Stablecoin issuer Paxos has made the difficult decision to reduce its workforce by approximately 20%, despite maintaining a strong financial position.
In an email obtained by The Block, Paxos co-founder and CEO, Charles ‘Chad’ Cascarilla, informed employees of the layoffs, emphasizing the company’s commitment to capitalizing on opportunities in tokenization and stablecoins. With over $500 million on its balance sheet, Paxos remains well-positioned for success.
Affected employees will receive a comprehensive severance package, including 13 weeks of severance pay, subsidized health insurance, and outplacement support. Additionally, Paxos has extended options exercise deadlines and provided bonuses and benefits to eligible individuals.
Following the workforce reduction, Paxos’ headcount now ranges between 200-300 employees, according to sources familiar with the matter.
This move comes shortly after Paxos launched Lift Dollar (USDL), a regulated yield-bearing stablecoin, signaling the company’s increased focus on regulated stablecoins and tokenization.
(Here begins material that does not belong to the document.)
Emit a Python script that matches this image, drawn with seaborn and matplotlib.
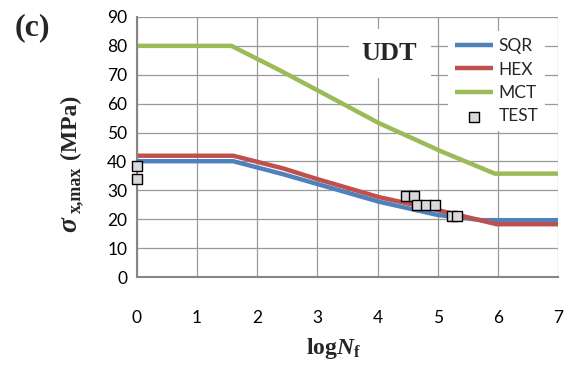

Cascarilla expressed confidence in the growth potential of stablecoins, emphasizing their role in democratizing access to the financial system.
Despite Paxos’ solid financial standing, the decision to streamline operations reflects a strategic shift towards core offerings, with a reduced emphasis on peripheral products and features.
Paxos joins a growing list of crypto companies, including MoonPay, that have implemented workforce reductions despite robust financial positions, underscoring the evolving dynamics within the industry.